Stated problem —
Write out the records beneath this line exactly as they appear, minus any images.

Supplied records —
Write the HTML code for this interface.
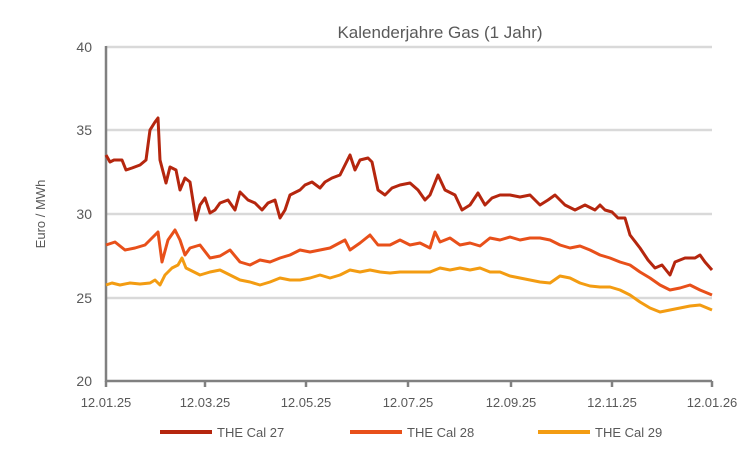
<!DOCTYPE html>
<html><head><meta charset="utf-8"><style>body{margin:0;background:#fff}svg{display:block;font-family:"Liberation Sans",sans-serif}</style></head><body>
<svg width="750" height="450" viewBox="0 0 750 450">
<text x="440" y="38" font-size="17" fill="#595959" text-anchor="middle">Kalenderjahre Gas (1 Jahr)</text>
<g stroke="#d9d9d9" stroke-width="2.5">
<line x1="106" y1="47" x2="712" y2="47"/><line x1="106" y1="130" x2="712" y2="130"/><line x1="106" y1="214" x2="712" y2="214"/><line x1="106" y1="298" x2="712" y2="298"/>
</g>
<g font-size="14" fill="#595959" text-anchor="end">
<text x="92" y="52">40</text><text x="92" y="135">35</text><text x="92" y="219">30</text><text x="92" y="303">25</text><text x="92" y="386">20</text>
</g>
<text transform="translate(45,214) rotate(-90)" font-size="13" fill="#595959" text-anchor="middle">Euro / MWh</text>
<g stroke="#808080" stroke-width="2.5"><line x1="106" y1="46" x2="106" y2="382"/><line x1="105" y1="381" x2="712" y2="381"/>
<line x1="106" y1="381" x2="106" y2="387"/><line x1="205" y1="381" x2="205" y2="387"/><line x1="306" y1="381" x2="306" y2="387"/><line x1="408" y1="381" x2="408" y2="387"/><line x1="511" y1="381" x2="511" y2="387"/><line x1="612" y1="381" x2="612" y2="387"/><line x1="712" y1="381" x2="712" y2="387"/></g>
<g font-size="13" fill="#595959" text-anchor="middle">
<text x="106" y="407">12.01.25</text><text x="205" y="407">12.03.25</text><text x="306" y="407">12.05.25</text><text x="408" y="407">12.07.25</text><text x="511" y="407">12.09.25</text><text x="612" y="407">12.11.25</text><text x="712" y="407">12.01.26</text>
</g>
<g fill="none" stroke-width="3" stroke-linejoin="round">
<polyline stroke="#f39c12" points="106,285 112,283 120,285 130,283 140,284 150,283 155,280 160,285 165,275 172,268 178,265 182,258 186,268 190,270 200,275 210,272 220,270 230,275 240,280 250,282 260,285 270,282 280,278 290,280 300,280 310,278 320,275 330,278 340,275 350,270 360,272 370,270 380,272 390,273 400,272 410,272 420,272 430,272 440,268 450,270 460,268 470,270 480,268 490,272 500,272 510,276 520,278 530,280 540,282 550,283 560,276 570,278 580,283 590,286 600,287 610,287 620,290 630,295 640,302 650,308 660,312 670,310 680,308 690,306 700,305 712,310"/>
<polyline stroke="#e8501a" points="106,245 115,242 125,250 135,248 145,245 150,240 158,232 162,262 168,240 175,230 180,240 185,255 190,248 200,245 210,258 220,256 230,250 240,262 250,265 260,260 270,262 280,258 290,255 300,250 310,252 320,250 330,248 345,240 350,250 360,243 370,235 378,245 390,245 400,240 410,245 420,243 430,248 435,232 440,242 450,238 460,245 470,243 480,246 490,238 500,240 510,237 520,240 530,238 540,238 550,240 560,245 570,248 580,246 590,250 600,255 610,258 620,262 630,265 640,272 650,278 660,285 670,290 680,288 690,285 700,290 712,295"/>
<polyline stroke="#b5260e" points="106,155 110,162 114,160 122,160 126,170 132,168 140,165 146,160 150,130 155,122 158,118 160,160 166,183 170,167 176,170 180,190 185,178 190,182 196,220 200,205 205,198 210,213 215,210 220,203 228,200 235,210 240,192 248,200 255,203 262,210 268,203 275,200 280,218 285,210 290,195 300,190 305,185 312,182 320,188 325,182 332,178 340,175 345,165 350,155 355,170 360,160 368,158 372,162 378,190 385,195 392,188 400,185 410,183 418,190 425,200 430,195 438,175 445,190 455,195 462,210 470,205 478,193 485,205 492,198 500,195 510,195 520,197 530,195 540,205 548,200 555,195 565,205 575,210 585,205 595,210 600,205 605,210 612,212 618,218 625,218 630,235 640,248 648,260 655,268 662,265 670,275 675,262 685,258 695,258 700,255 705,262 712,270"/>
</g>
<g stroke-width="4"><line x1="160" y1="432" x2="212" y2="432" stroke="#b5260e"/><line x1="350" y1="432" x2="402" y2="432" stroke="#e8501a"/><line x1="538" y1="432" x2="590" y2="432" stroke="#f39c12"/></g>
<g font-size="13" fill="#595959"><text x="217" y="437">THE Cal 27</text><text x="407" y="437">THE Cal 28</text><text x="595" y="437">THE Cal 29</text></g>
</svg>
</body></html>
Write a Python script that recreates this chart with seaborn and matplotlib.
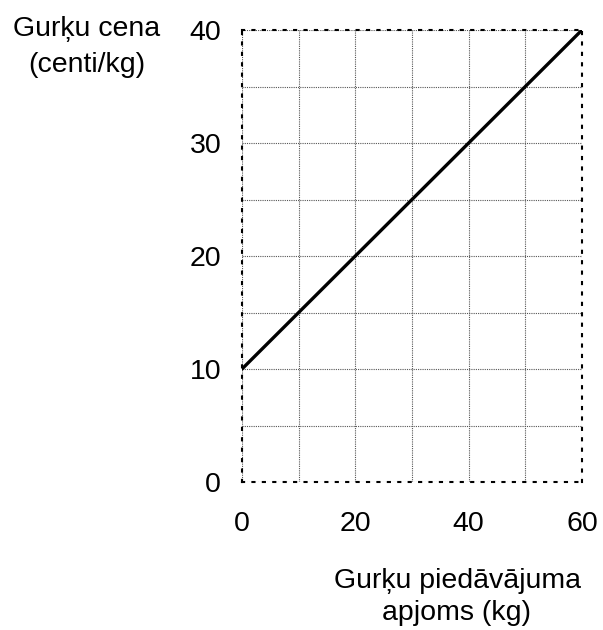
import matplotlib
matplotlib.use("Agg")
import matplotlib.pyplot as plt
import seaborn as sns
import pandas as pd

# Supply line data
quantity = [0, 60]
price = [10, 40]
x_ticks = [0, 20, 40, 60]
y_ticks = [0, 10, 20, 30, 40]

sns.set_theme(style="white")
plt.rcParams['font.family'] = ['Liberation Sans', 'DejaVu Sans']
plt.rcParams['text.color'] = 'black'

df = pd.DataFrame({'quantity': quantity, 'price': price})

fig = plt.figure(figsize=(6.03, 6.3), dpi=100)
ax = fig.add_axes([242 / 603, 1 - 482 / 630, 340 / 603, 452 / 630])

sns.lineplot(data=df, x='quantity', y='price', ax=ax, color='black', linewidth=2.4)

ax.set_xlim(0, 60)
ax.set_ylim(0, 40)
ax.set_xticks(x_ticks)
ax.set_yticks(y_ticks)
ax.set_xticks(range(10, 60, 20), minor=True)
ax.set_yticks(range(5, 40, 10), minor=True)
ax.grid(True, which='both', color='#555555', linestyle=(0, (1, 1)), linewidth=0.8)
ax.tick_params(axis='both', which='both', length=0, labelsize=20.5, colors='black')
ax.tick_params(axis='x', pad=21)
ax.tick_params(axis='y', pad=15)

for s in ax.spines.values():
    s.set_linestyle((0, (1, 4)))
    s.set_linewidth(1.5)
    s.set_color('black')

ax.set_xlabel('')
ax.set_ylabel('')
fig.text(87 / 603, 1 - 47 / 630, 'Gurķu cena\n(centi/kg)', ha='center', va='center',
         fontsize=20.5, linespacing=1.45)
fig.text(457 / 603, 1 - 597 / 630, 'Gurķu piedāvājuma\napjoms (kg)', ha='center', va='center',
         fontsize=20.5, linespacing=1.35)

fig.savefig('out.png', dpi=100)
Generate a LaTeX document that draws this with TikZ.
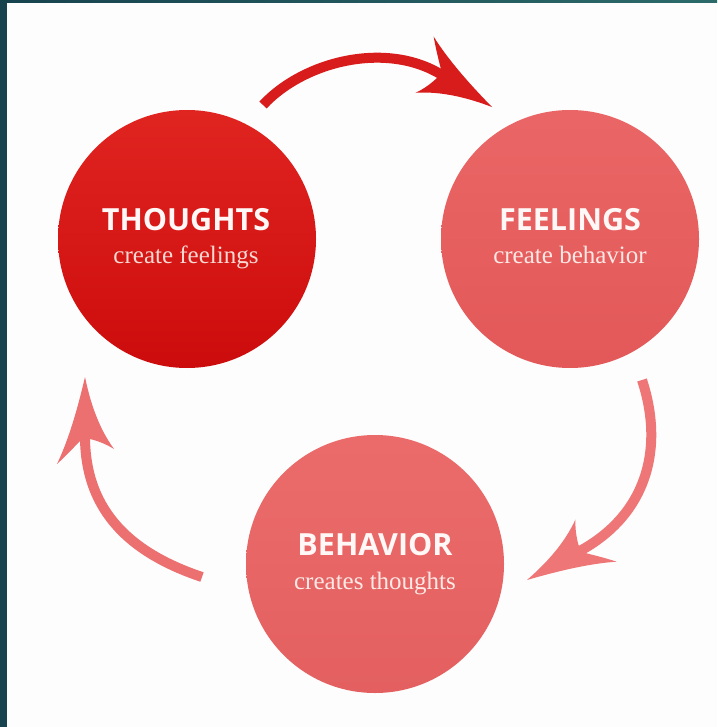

Solution —
Write the HTML code for this interface.
<!DOCTYPE html>
<html><head><meta charset="utf-8"><style>body{margin:0;background:#fff}svg{display:block;font-family:"Liberation Sans",sans-serif}</style></head><body>
<svg width="750" height="450" viewBox="0 0 750 450">
<text x="440" y="38" font-size="17" fill="#595959" text-anchor="middle">Kalenderjahre Gas (1 Jahr)</text>
<g stroke="#d9d9d9" stroke-width="2.5">
<line x1="106" y1="47" x2="712" y2="47"/><line x1="106" y1="130" x2="712" y2="130"/><line x1="106" y1="214" x2="712" y2="214"/><line x1="106" y1="298" x2="712" y2="298"/>
</g>
<g font-size="14" fill="#595959" text-anchor="end">
<text x="92" y="52">40</text><text x="92" y="135">35</text><text x="92" y="219">30</text><text x="92" y="303">25</text><text x="92" y="386">20</text>
</g>
<text transform="translate(45,214) rotate(-90)" font-size="13" fill="#595959" text-anchor="middle">Euro / MWh</text>
<g stroke="#808080" stroke-width="2.5"><line x1="106" y1="46" x2="106" y2="382"/><line x1="105" y1="381" x2="712" y2="381"/>
<line x1="106" y1="381" x2="106" y2="387"/><line x1="205" y1="381" x2="205" y2="387"/><line x1="306" y1="381" x2="306" y2="387"/><line x1="408" y1="381" x2="408" y2="387"/><line x1="511" y1="381" x2="511" y2="387"/><line x1="612" y1="381" x2="612" y2="387"/><line x1="712" y1="381" x2="712" y2="387"/></g>
<g font-size="13" fill="#595959" text-anchor="middle">
<text x="106" y="407">12.01.25</text><text x="205" y="407">12.03.25</text><text x="306" y="407">12.05.25</text><text x="408" y="407">12.07.25</text><text x="511" y="407">12.09.25</text><text x="612" y="407">12.11.25</text><text x="712" y="407">12.01.26</text>
</g>
<g fill="none" stroke-width="3" stroke-linejoin="round">
<polyline stroke="#f39c12" points="106,285 112,283 120,285 130,283 140,284 150,283 155,280 160,285 165,275 172,268 178,265 182,258 186,268 190,270 200,275 210,272 220,270 230,275 240,280 250,282 260,285 270,282 280,278 290,280 300,280 310,278 320,275 330,278 340,275 350,270 360,272 370,270 380,272 390,273 400,272 410,272 420,272 430,272 440,268 450,270 460,268 470,270 480,268 490,272 500,272 510,276 520,278 530,280 540,282 550,283 560,276 570,278 580,283 590,286 600,287 610,287 620,290 630,295 640,302 650,308 660,312 670,310 680,308 690,306 700,305 712,310"/>
<polyline stroke="#e8501a" points="106,245 115,242 125,250 135,248 145,245 150,240 158,232 162,262 168,240 175,230 180,240 185,255 190,248 200,245 210,258 220,256 230,250 240,262 250,265 260,260 270,262 280,258 290,255 300,250 310,252 320,250 330,248 345,240 350,250 360,243 370,235 378,245 390,245 400,240 410,245 420,243 430,248 435,232 440,242 450,238 460,245 470,243 480,246 490,238 500,240 510,237 520,240 530,238 540,238 550,240 560,245 570,248 580,246 590,250 600,255 610,258 620,262 630,265 640,272 650,278 660,285 670,290 680,288 690,285 700,290 712,295"/>
<polyline stroke="#b5260e" points="106,155 110,162 114,160 122,160 126,170 132,168 140,165 146,160 150,130 155,122 158,118 160,160 166,183 170,167 176,170 180,190 185,178 190,182 196,220 200,205 205,198 210,213 215,210 220,203 228,200 235,210 240,192 248,200 255,203 262,210 268,203 275,200 280,218 285,210 290,195 300,190 305,185 312,182 320,188 325,182 332,178 340,175 345,165 350,155 355,170 360,160 368,158 372,162 378,190 385,195 392,188 400,185 410,183 418,190 425,200 430,195 438,175 445,190 455,195 462,210 470,205 478,193 485,205 492,198 500,195 510,195 520,197 530,195 540,205 548,200 555,195 565,205 575,210 585,205 595,210 600,205 605,210 612,212 618,218 625,218 630,235 640,248 648,260 655,268 662,265 670,275 675,262 685,258 695,258 700,255 705,262 712,270"/>
</g>
<g stroke-width="4"><line x1="160" y1="432" x2="212" y2="432" stroke="#b5260e"/><line x1="350" y1="432" x2="402" y2="432" stroke="#e8501a"/><line x1="538" y1="432" x2="590" y2="432" stroke="#f39c12"/></g>
<g font-size="13" fill="#595959"><text x="217" y="437">THE Cal 27</text><text x="407" y="437">THE Cal 28</text><text x="595" y="437">THE Cal 29</text></g>
</svg>
</body></html>
Write a Python script that recreates this chart with seaborn and matplotlib.
import matplotlib
matplotlib.use("Agg")
import matplotlib.pyplot as plt
import seaborn as sns
import pandas as pd

# Supply line data
quantity = [0, 60]
price = [10, 40]
x_ticks = [0, 20, 40, 60]
y_ticks = [0, 10, 20, 30, 40]

sns.set_theme(style="white")
plt.rcParams['font.family'] = ['Liberation Sans', 'DejaVu Sans']
plt.rcParams['text.color'] = 'black'

df = pd.DataFrame({'quantity': quantity, 'price': price})

fig = plt.figure(figsize=(6.03, 6.3), dpi=100)
ax = fig.add_axes([242 / 603, 1 - 482 / 630, 340 / 603, 452 / 630])

sns.lineplot(data=df, x='quantity', y='price', ax=ax, color='black', linewidth=2.4)

ax.set_xlim(0, 60)
ax.set_ylim(0, 40)
ax.set_xticks(x_ticks)
ax.set_yticks(y_ticks)
ax.set_xticks(range(10, 60, 20), minor=True)
ax.set_yticks(range(5, 40, 10), minor=True)
ax.grid(True, which='both', color='#555555', linestyle=(0, (1, 1)), linewidth=0.8)
ax.tick_params(axis='both', which='both', length=0, labelsize=20.5, colors='black')
ax.tick_params(axis='x', pad=21)
ax.tick_params(axis='y', pad=15)

for s in ax.spines.values():
    s.set_linestyle((0, (1, 4)))
    s.set_linewidth(1.5)
    s.set_color('black')

ax.set_xlabel('')
ax.set_ylabel('')
fig.text(87 / 603, 1 - 47 / 630, 'Gurķu cena\n(centi/kg)', ha='center', va='center',
         fontsize=20.5, linespacing=1.45)
fig.text(457 / 603, 1 - 597 / 630, 'Gurķu piedāvājuma\napjoms (kg)', ha='center', va='center',
         fontsize=20.5, linespacing=1.35)

fig.savefig('out.png', dpi=100)
Generate a LaTeX document that draws this with TikZ.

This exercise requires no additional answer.